■ **EXERCISE DESCRIPTION**
Leave the pictures out, and retype all of the material exactly as written.

▽

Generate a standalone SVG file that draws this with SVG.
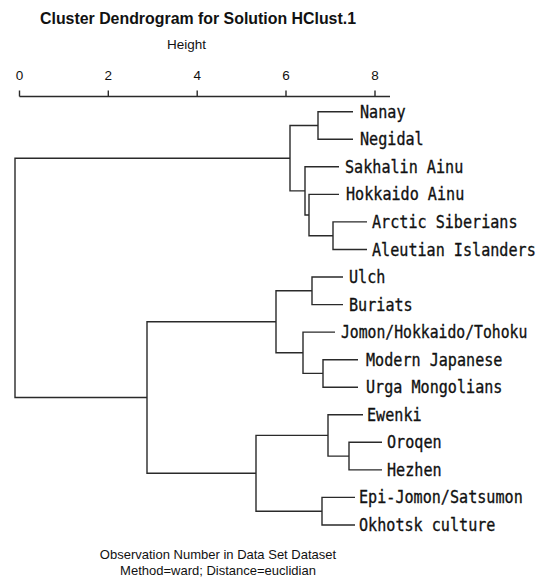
<svg xmlns="http://www.w3.org/2000/svg" width="539" height="581" viewBox="0 0 539 581">
<style>
.bg{fill:#ffffff}
.title{font-family:"Liberation Sans",Arial,sans-serif;font-weight:bold;font-size:16px;fill:#111}
.axislbl{font-family:"Liberation Sans",Arial,sans-serif;font-size:13.5px;fill:#111}
.tick{font-family:"Liberation Sans",Arial,sans-serif;font-size:13.5px;fill:#111;text-anchor:middle}
.foot{font-family:"Liberation Sans",Arial,sans-serif;font-size:13px;fill:#111;text-anchor:middle}
.leaf{font-family:"DejaVu Sans Mono","Liberation Mono",monospace;font-size:18px;fill:#111;stroke:#111;stroke-width:0.35}
.ln{fill:none;stroke:#2a2a2a;stroke-width:1.4}
</style>
<rect class="bg" x="0" y="0" width="539" height="581"/>
<text class="title" x="40" y="23.5" textLength="316" lengthAdjust="spacingAndGlyphs">Cluster Dendrogram for Solution HClust.1</text>
<text class="axislbl" x="167" y="48.5">Height</text>
<g id="axis">
<text class="tick" x="19.5" y="80">0</text>
<text class="tick" x="108.3" y="80">2</text>
<text class="tick" x="197.2" y="80">4</text>
<text class="tick" x="286" y="80">6</text>
<text class="tick" x="375" y="80">8</text>
<path class="ln" d="M19.5 96.5 H390 M19.5 90.5 V96.5 M108.3 90.5 V96.5 M197.2 90.5 V96.5 M286 90.5 V96.5 M375 90.5 V96.5"/>
</g>
<g id="connectors">
<path class="ln" d="M353 111.7 H318 V139.3 H353"/>
<path class="ln" d="M367 221.9 H333 V249.5 H367"/>
<path class="ln" d="M339 194.4 H309 V235.7 H333"/>
<path class="ln" d="M339 166.8 H305 V215 H309"/>
<path class="ln" d="M318 125.5 H290 V190.9 H305"/>
<path class="ln" d="M343 277 H312 V304.6 H343"/>
<path class="ln" d="M358 359.7 H323 V387.2 H358"/>
<path class="ln" d="M335 332.1 H303 V373.4 H323"/>
<path class="ln" d="M312 290.8 H276 V352.8 H303"/>
<path class="ln" d="M382 442.3 H349 V469.9 H382"/>
<path class="ln" d="M363 414.8 H328 V456.1 H349"/>
<path class="ln" d="M355 497.4 H322 V525 H355"/>
<path class="ln" d="M328 435.4 H256 V511.2 H322"/>
<path class="ln" d="M276 321.8 H147 V473.3 H256"/>
<path class="ln" d="M290 158.2 H15 V397.5 H147"/>
</g>
<g id="n-nanay"><text class="leaf" transform="translate(360 117.7) scale(0.84 1)">Nanay</text></g>
<g id="n-negidal"><text class="leaf" transform="translate(360 145.3) scale(0.84 1)">Negidal</text></g>
<g id="n-sakhalin-ainu"><text class="leaf" transform="translate(345 172.8) scale(0.84 1)">Sakhalin Ainu</text></g>
<g id="n-hokkaido-ainu"><text class="leaf" transform="translate(346 200.4) scale(0.84 1)">Hokkaido Ainu</text></g>
<g id="n-arctic-siberians"><text class="leaf" transform="translate(372 227.9) scale(0.84 1)">Arctic Siberians</text></g>
<g id="n-aleutian-islanders"><text class="leaf" transform="translate(372 255.5) scale(0.84 1)">Aleutian Islanders</text></g>
<g id="n-ulch"><text class="leaf" transform="translate(349 283) scale(0.84 1)">Ulch</text></g>
<g id="n-buriats"><text class="leaf" transform="translate(349 310.6) scale(0.84 1)">Buriats</text></g>
<g id="n-jomon"><text class="leaf" transform="translate(341 338.1) scale(0.82 1)">Jomon/Hokkaido/Tohoku</text></g>
<g id="n-modern-japanese"><text class="leaf" transform="translate(366 365.7) scale(0.84 1)">Modern Japanese</text></g>
<g id="n-urga-mongolians"><text class="leaf" transform="translate(366 393.2) scale(0.84 1)">Urga Mongolians</text></g>
<g id="n-ewenki"><text class="leaf" transform="translate(367 420.8) scale(0.84 1)">Ewenki</text></g>
<g id="n-oroqen"><text class="leaf" transform="translate(387 448.3) scale(0.84 1)">Oroqen</text></g>
<g id="n-hezhen"><text class="leaf" transform="translate(387 475.9) scale(0.84 1)">Hezhen</text></g>
<g id="n-epi-jomon"><text class="leaf" transform="translate(359 503.4) scale(0.84 1)">Epi-Jomon/Satsumon</text></g>
<g id="n-okhotsk"><text class="leaf" transform="translate(359 531) scale(0.84 1)">Okhotsk culture</text></g>
<text class="foot" x="218" y="559">Observation Number in Data Set Dataset</text>
<text class="foot" x="218" y="575">Method=ward; Distance=euclidian</text>
</svg>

△

■ **RESULT OF THE EXERCISE**
Generate a standalone SVG file that draws this with SVG.
<svg xmlns="http://www.w3.org/2000/svg" width="539" height="581" viewBox="0 0 539 581">
<style>
.bg{fill:#ffffff}
.title{font-family:"Liberation Sans",Arial,sans-serif;font-weight:bold;font-size:16px;fill:#111}
.axislbl{font-family:"Liberation Sans",Arial,sans-serif;font-size:13.5px;fill:#111}
.tick{font-family:"Liberation Sans",Arial,sans-serif;font-size:13.5px;fill:#111;text-anchor:middle}
.foot{font-family:"Liberation Sans",Arial,sans-serif;font-size:13px;fill:#111;text-anchor:middle}
.leaf{font-family:"DejaVu Sans Mono","Liberation Mono",monospace;font-size:18px;fill:#111;stroke:#111;stroke-width:0.35}
.ln{fill:none;stroke:#2a2a2a;stroke-width:1.4}
</style>
<rect class="bg" x="0" y="0" width="539" height="581"/>
<text class="title" x="40" y="23.5" textLength="316" lengthAdjust="spacingAndGlyphs">Cluster Dendrogram for Solution HClust.1</text>
<text class="axislbl" x="167" y="48.5">Height</text>
<g id="axis">
<text class="tick" x="19.5" y="80">0</text>
<text class="tick" x="108.3" y="80">2</text>
<text class="tick" x="197.2" y="80">4</text>
<text class="tick" x="286" y="80">6</text>
<text class="tick" x="375" y="80">8</text>
<path class="ln" d="M19.5 96.5 H390 M19.5 90.5 V96.5 M108.3 90.5 V96.5 M197.2 90.5 V96.5 M286 90.5 V96.5 M375 90.5 V96.5"/>
</g>
<g id="connectors">
<path class="ln" d="M353 111.7 H318 V139.3 H353"/>
<path class="ln" d="M367 221.9 H333 V249.5 H367"/>
<path class="ln" d="M339 194.4 H309 V235.7 H333"/>
<path class="ln" d="M339 166.8 H305 V215 H309"/>
<path class="ln" d="M318 125.5 H290 V190.9 H305"/>
<path class="ln" d="M343 277 H312 V304.6 H343"/>
<path class="ln" d="M358 359.7 H323 V387.2 H358"/>
<path class="ln" d="M335 332.1 H303 V373.4 H323"/>
<path class="ln" d="M312 290.8 H276 V352.8 H303"/>
<path class="ln" d="M382 442.3 H349 V469.9 H382"/>
<path class="ln" d="M363 414.8 H328 V456.1 H349"/>
<path class="ln" d="M355 497.4 H322 V525 H355"/>
<path class="ln" d="M328 435.4 H256 V511.2 H322"/>
<path class="ln" d="M276 321.8 H147 V473.3 H256"/>
<path class="ln" d="M290 158.2 H15 V397.5 H147"/>
</g>
<g id="n-nanay"><text class="leaf" transform="translate(360 117.7) scale(0.84 1)">Nanay</text></g>
<g id="n-negidal"><text class="leaf" transform="translate(360 145.3) scale(0.84 1)">Negidal</text></g>
<g id="n-sakhalin-ainu"><text class="leaf" transform="translate(345 172.8) scale(0.84 1)">Sakhalin Ainu</text></g>
<g id="n-hokkaido-ainu"><text class="leaf" transform="translate(346 200.4) scale(0.84 1)">Hokkaido Ainu</text></g>
<g id="n-arctic-siberians"><text class="leaf" transform="translate(372 227.9) scale(0.84 1)">Arctic Siberians</text></g>
<g id="n-aleutian-islanders"><text class="leaf" transform="translate(372 255.5) scale(0.84 1)">Aleutian Islanders</text></g>
<g id="n-ulch"><text class="leaf" transform="translate(349 283) scale(0.84 1)">Ulch</text></g>
<g id="n-buriats"><text class="leaf" transform="translate(349 310.6) scale(0.84 1)">Buriats</text></g>
<g id="n-jomon"><text class="leaf" transform="translate(341 338.1) scale(0.82 1)">Jomon/Hokkaido/Tohoku</text></g>
<g id="n-modern-japanese"><text class="leaf" transform="translate(366 365.7) scale(0.84 1)">Modern Japanese</text></g>
<g id="n-urga-mongolians"><text class="leaf" transform="translate(366 393.2) scale(0.84 1)">Urga Mongolians</text></g>
<g id="n-ewenki"><text class="leaf" transform="translate(367 420.8) scale(0.84 1)">Ewenki</text></g>
<g id="n-oroqen"><text class="leaf" transform="translate(387 448.3) scale(0.84 1)">Oroqen</text></g>
<g id="n-hezhen"><text class="leaf" transform="translate(387 475.9) scale(0.84 1)">Hezhen</text></g>
<g id="n-epi-jomon"><text class="leaf" transform="translate(359 503.4) scale(0.84 1)">Epi-Jomon/Satsumon</text></g>
<g id="n-okhotsk"><text class="leaf" transform="translate(359 531) scale(0.84 1)">Okhotsk culture</text></g>
<text class="foot" x="218" y="559">Observation Number in Data Set Dataset</text>
<text class="foot" x="218" y="575">Method=ward; Distance=euclidian</text>
</svg>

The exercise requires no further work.